After a year-long delay, Amazon has successfully launched the first full batch of satellites for Project Kuiper, its satellite internet subsidiary hoping to take on Space X’s Starlink in the increasingly competitive industry.

The KA-01 mission saw Amazon and launch provider United Launch Alliance (ULA) deploy 27 satellites into Low Earth Orbit (LEO) in the first of at least 90 launches deploying its planned constellation of 3,236 satellites.

Before the launch, Project Kuiper VP Rajeev Badyal said: “We’ve done extensive testing on the ground to prepare for this first mission, but there are some things you can only learn in flight, and this will be the first time we’ve flown our final satellite design.”

Following the ULA managed launch and deployment sequence, control of the satellites was handed back to Kuiper’s ground team, which will now oversee the orbit-raising process to move the satellites from their deployment altitude at 450km to their assigned orbit at 630km.

While Kuiper launched its first two prototype satellites in 2023, both were “deorbited” after successful tests, including an end-to-end test of Amazon’s proposed data network.

The network will use the existing web of AWS ground stations to route internet up to the satellites and then back down to customer terminal antennas, which it is currently marketing to those living and working in hard to reach places.

AWS currently offers “ground station as a service” solutions to satellite companies, boasting a fully AWS-powered experience for satellite communications, data processing and fibre low latency network connections.

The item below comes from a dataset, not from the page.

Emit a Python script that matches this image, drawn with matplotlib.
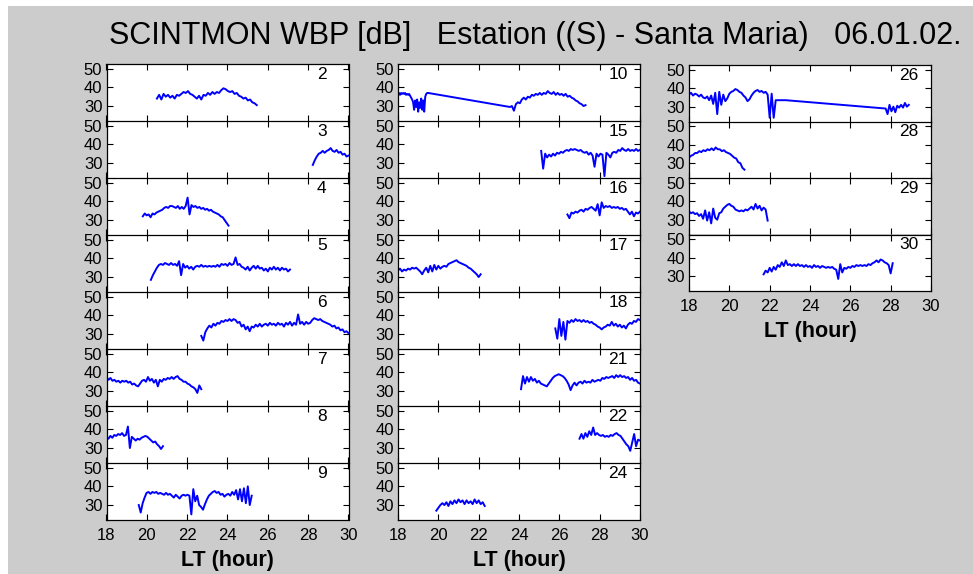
import numpy as np
import matplotlib
matplotlib.use('Agg')
from matplotlib import pyplot as plt
from matplotlib.patches import Rectangle

# SCINTMON WBP traces, one list of (t_start, t_end, dB values) segments per PRN
prn2 = [(20.5, 25.45, [34, 36, 33.5, 36.5, 35, 36, 34.5, 35.5, 34, 36, 35.5, 36.5, 37.5, 37, 38, 36.5, 36, 35,
                       34, 35.5, 33.5, 36, 35.5, 37, 36, 37.5, 36.5, 37.5, 37, 38.5, 39.5, 39, 38, 37.5, 38, 36.5,
                       37, 35.5, 35, 34, 34.5, 33, 33.5, 32, 31.5, 30.5])]
prn3 = [(28.23, 30.0, [29, 31.5, 33.5, 35, 35.5, 36.5, 35.5, 36.5, 37, 38, 36.5, 36, 37, 35.5, 36, 34.5, 35,
                       33.5, 34])]
prn4 = [(19.8, 24.05, [32, 33.5, 32.5, 33, 31.5, 33.5, 33, 34, 34.5, 35, 35.5, 36.5, 37, 36.5, 37.5, 37.5,
                       37, 36.5, 37.5, 36, 37, 36, 37.5, 42, 33, 38, 37, 37.5, 36.5, 37, 36, 36.5, 35.5, 36,
                       35, 35.5, 34.5, 34, 33.5, 33, 32, 31.5, 30, 28.5, 27])]
prn5 = [(20.2, 27.1, [28.5, 31, 33, 35, 36.5, 37, 36.5, 37.5, 37, 36.5, 37.5, 36.5, 37, 36, 38.5, 31, 37, 35,
                      36, 34.5, 35.5, 34, 35.5, 36, 35.5, 36.5, 35.5, 36, 35.5, 36, 35.5, 36, 35.5, 36.5,
                      35.5, 37, 36.5, 37, 36, 37.5, 36.5, 37, 40.5, 36.5, 37, 35.5, 35, 34, 35.5, 33.5, 35,
                      36, 34.5, 36, 34.5, 35, 33.5, 34.5, 33, 35, 34, 35.5, 34, 35, 33.5, 35, 34, 34.5,
                      33, 34])]
prn6 = [(22.7, 30.0, [29, 26.5, 31, 33, 34.5, 33.5, 35.5, 34.5, 36, 35.5, 37, 36.5, 37.5, 37, 38, 37, 38,
                      37.5, 36, 36.5, 34, 35, 32.5, 34, 31.5, 34, 33.5, 35, 34, 35.5, 34, 35, 35.5, 34.5,
                      36, 35, 35.5, 34.5, 36, 35, 35.5, 34, 36, 35, 36.5, 34.5, 36, 35, 40.5, 35.5, 36.5,
                      35, 36.5, 35.5, 36, 37.5, 38.5, 38, 37.5, 38, 37, 36.5, 36, 35.5, 35, 34, 34.5, 33,
                      33.5, 32, 32.5, 31, 31.5, 30.5])]
prn7 = [(18.0, 22.7, [37.5, 36, 37, 35.5, 36, 35, 35.5, 34.5, 35.5, 35, 35.5, 34.5, 35, 33.5, 34, 33, 32.5,
                      34, 35.5, 36, 35, 37.5, 35.5, 36.5, 34.5, 36, 32.5, 36, 35, 36.5, 36, 37, 36.5, 37.5,
                      36.5, 37.5, 38, 36.5, 36, 35, 35, 34, 33.5, 32.5, 32, 31, 29, 33, 31])]
prn8 = [(18.0, 20.8, [36, 35, 36.5, 35.5, 37, 36.5, 37.5, 37, 38, 36.5, 37, 41.5, 30, 36, 35, 34, 35, 34.5,
                      35.5, 36, 36.5, 36, 35, 34, 33, 33.5, 32, 31, 29.5, 31])]
prn9 = [(19.6, 25.2, [30, 26, 31, 34, 36.5, 37, 36, 37, 36.5, 37, 36, 36.5, 36, 35.5, 36.5, 35.5, 36, 35,
                      34, 35.5, 34.5, 33.5, 35, 35.5, 35, 35.5, 35, 25, 38.5, 32, 35, 30, 29, 27.5, 30.5,
                      33, 35, 36, 37, 37.5, 36.5, 37, 35.5, 36, 34.5, 35.5, 36, 35, 37, 35.5, 38, 33, 38.5,
                      32, 39, 31, 40, 30, 35])]
prn10 = [(18.0, 19.5, [36.5, 37, 36, 37, 36.5, 37, 36.5, 37, 36, 36.5, 36, 36.5, 35.5, 34.5, 33.5, 32, 28,
                       33, 29.5, 33.5, 27, 32, 29, 34, 28, 33, 27, 35, 36.5, 37, 37]),
         (23.55, 27.3, [29.5, 30, 27.5, 31, 32, 31.5, 33.5, 34.5, 33.5, 35, 34.5, 36, 35.5, 36.5, 36, 37, 36,
                        37, 36.5, 38, 37, 36.5, 37.5, 36, 37, 36, 36.5, 35.5, 36.5, 35, 35.5, 34.5, 34, 33,
                        32.5, 31.5, 31, 30, 30.5])]
prn15 = [(25.1, 30.0, [36.5, 27, 35, 33, 34.5, 33.5, 35, 34, 35.5, 35, 36, 35.5, 36.5, 37, 36.5, 37.5, 37,
                       37.5, 37, 36.5, 37, 36, 35.5, 36, 34.5, 35.5, 34, 28, 35, 33.5, 35, 34.5, 23, 35.5,
                       34.5, 33, 35.5, 36, 35.5, 37, 36.5, 38, 37, 36.5, 37.5, 36.5, 37, 36.5, 37.5, 36.5,
                       37])]
prn16 = [(26.4, 30.0, [33, 31, 34, 33.5, 34.5, 34, 35, 35.5, 34.5, 36, 35.5, 36.5, 37, 36, 35, 38.5, 32.5,
                       39.5, 36.5, 37.5, 37, 37.5, 36.5, 37, 36.5, 37, 36, 36.5, 35.5, 36, 34.5, 33, 34.5,
                       32, 34, 33.5, 34.5])]
prn17 = [(18.0, 22.1, [33.5, 34.5, 33, 34, 33.5, 34.5, 34, 35, 34.5, 35, 34, 33, 31.5, 33.5, 35, 32.5, 36,
                       33, 36.5, 34, 36, 34.5, 35.5, 36, 35.5, 37, 37.5, 38, 38.5, 39, 38, 37.5, 37, 36.5,
                       36, 35, 34.5, 33.5, 32.5, 31.5, 30, 31.5])]
prn18 = [(25.8, 30.0, [33, 27.5, 38, 29, 36.5, 27, 37, 36, 37.5, 36.5, 38, 37, 37.5, 36.5, 37.5, 36.5, 37,
                       36, 36.5, 35.5, 35, 34, 33.5, 32.5, 33.5, 34, 35, 34.5, 36.5, 34.5, 35.5, 34, 35,
                       33.5, 34.5, 33, 35, 36, 35.5, 37, 36.5, 38, 37.5])]
prn21 = [(24.1, 30.0, [31, 38, 34, 37.5, 35, 37.5, 35.5, 36.5, 34.5, 35.5, 34, 33.5, 33, 32.5, 34, 35.5, 37,
                       38, 38.5, 39, 38.5, 38, 37, 35.5, 33.5, 30.5, 33, 34.5, 33, 34.5, 35, 34, 35.5, 34.5,
                       35, 34.5, 36, 35, 35.5, 36, 35.5, 37, 36.5, 37.5, 37, 37.5, 38, 37, 38.5, 37.5, 38.5,
                       37.5, 38, 37, 37.5, 36, 37, 35.5, 36, 34.5, 34])]
prn22 = [(27.0, 30.0, [35, 37.5, 35, 38, 36, 39, 37, 41, 37, 38, 37, 36.5, 37, 36, 36.5, 36, 37, 36.5, 37.5,
                       38, 37, 36.5, 35, 33.5, 32, 31, 28.5, 33, 37.5, 31, 34.5, 34])]
prn24 = [(19.9, 22.3, [27, 28.5, 30, 31, 30, 31.5, 29.5, 32, 30.5, 32.5, 31, 33, 31.5, 32.5, 30.5, 32.5, 31,
                       32, 30.5, 33, 31, 32.5, 30.5, 31.5, 29.5])]
prn26 = [(18.0, 22.3, [36.5, 37.5, 36, 37, 36.5, 35.5, 36.5, 35, 34.5, 35.5, 33.5, 36, 31.5, 37.5, 26, 38,
                       31, 36.5, 33, 34.5, 37, 38, 38.5, 39.5, 39, 38, 37.5, 36, 35, 33, 34, 36, 37.5, 38.5,
                       39, 38, 38.5, 37.5, 38, 36.5, 24, 37, 24, 33.5]),
         (22.8, 22.8, [33.5]),
         (27.75, 28.9, [29, 26, 31, 27.5, 30, 27, 30.5, 29.5, 31, 29.5, 32, 30, 31])]
prn28 = [(18.0, 20.75, [33, 34, 34.5, 35.5, 35.5, 36.5, 36, 37, 36.5, 37.5, 37, 38, 37, 38.5, 37.5, 37.5,
                        36.5, 37, 36, 35.5, 35, 34, 33, 32.5, 30.5, 30, 27.5, 26.5])]
prn29 = [(18.0, 21.9, [34.5, 33.5, 34, 33, 33.5, 32, 33, 30.5, 35, 29.5, 34, 28, 36, 31, 30, 33.5, 34, 36,
                       37, 38, 38.5, 37.5, 37, 35.5, 35, 34.5, 35, 34.5, 35.5, 35, 36, 37, 35.5, 38.5, 36,
                       37.5, 35, 36.5, 35.5, 29.5])]
prn30 = [(21.7, 28.1, [31, 33, 32, 34.5, 32.5, 35, 33.5, 36, 35, 37.5, 35.5, 38.5, 36, 36.5, 35.5, 36.5,
                       35.5, 36.5, 35.5, 36, 35, 36, 35, 35.5, 34.5, 36, 35, 35.5, 34.5, 35.5, 35, 34.5, 35,
                       34.5, 35, 34, 33.5, 28.5, 36.5, 32, 34.5, 34, 35, 34.5, 35.5, 35, 36, 35.5, 36, 35.5,
                       36, 35.5, 36.5, 36, 37, 37.5, 38.5, 37.5, 39, 38.5, 37.5, 37, 36, 31.5, 37])]

col1 = [(2, prn2), (3, prn3), (4, prn4), (5, prn5), (6, prn6), (7, prn7), (8, prn8), (9, prn9)]
col2 = [(10, prn10), (15, prn15), (16, prn16), (17, prn17), (18, prn18), (21, prn21), (22, prn22), (24, prn24)]
col3 = [(26, prn26), (28, prn28), (29, prn29), (30, prn30)]

W, H = 973, 574
fig = plt.figure(figsize=(W / 100, H / 100), dpi=100, facecolor='white')
plt.rcParams['font.family'] = ['Liberation Sans', 'DejaVu Sans']

# grey figure panel (white strip on top and left edge)
fig.patches.append(Rectangle((8 / W, 0), 1 - 8 / W, 1 - 6 / H, transform=fig.transFigure,
                             facecolor='#cccccc', edgecolor='none', zorder=-10))


def px_axes(left, top, width, height):
    return fig.add_axes([left / W, 1 - (top + height) / H, width / W, height / H])


def draw_column(panels, left, top, height, width=242):
    axs = []
    for i, (prn, segs) in enumerate(panels):
        ax = px_axes(left, top + i * height, width, height)
        xs, ys = [], []
        for t0, t1, vals in segs:
            xs.append(np.linspace(t0, t1, len(vals)))
            ys.append(np.array(vals, dtype=float))
        ax.plot(np.concatenate(xs), np.concatenate(ys), color='#0000ff', lw=1.4)
        ax.set_xlim(18, 30)
        ax.set_ylim(22, 52.5)
        ax.set_xticks(range(18, 31, 2))
        ax.set_yticks([30, 40, 50])
        ax.tick_params(direction='in', top=True, right=True, length=4, width=0.8,
                       labelsize=12, pad=3)
        for s in ax.spines.values():
            s.set_linewidth(0.9)
        if i < len(panels) - 1:
            # the panel below draws this border with its top spine
            ax.spines['bottom'].set_visible(False)
            ax.tick_params(labelbottom=False)
        ax.text(0.87, 0.82, str(prn), transform=ax.transAxes, ha='left', va='center', fontsize=12.5)
        axs.append(ax)
    last = axs[-1]
    last.tick_params(axis='x', pad=6)
    last.set_xlabel('LT (hour)', fontsize=15.5, fontweight='bold', labelpad=5)
    return axs


draw_column(col1, 106.5, 64, 57)
draw_column(col2, 398, 64, 57)
draw_column(col3, 689, 65, 56.5)

fig.text(535 / W, 1 - 36 / H, 'SCINTMON WBP [dB]   Estation ((S) - Santa Maria)   06.01.02.',
         ha='center', va='center', fontsize=22)

fig.savefig('out.png', dpi=100, facecolor=fig.get_facecolor())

After previously expecting its first launch in 2024, Kuiper will be relieved to have seen ULA’s Atlas V rocket complete the first of nine missions for the company ahead of its retirement, after which the Amazon subsidiary has contracted ULA’s new Vulcan Centaur rocket for another 38 launches.

The Kuiper satellites are built at its specially constructed facility in Kirkland, Washington and will be processed in a facility at the Kennedy Space Centre. Alongside ULA, Kuiper also has launch contracts with Europe’s Arianespace, rival SpaceX, and, unsurprisingly, the Jeff Bezos owned Blue Origin.

As per its license with the US FCC, Kuiper is required to launch at least half of its planned network by July 30 2026 and all remaining satellites by July 20 2019.

Exploding demand

Project Kuiper is one of many taking advantage of a boom in demand for internet satellite connectivity, as highlighted by Joanna Darlington, chief communications officer at European operator Eutelsat.

In an earlier conversation she told The Stack: “The demand for satellite connectivity is exploding … because satellites today can do things that they couldn't do in the past for airlines.

“And if we look ahead, think of connected cars, of trains, of internet connectivity everywhere, which is what people increasingly want. And most of that is being driven by LEO [networks].

While some Starlink customers have become nervous about Elon Musk's power over the company in recent months, the billionaire recently threatened to pull Starlink from Ukraine, Darlington warned anyone nervous about satellite sovereignty would not be appeased by Amazon's efforts.

Ever so slightly showing her European bias, she said: "If you're a bit sniffy about buying American, then that's not going to solve your problem."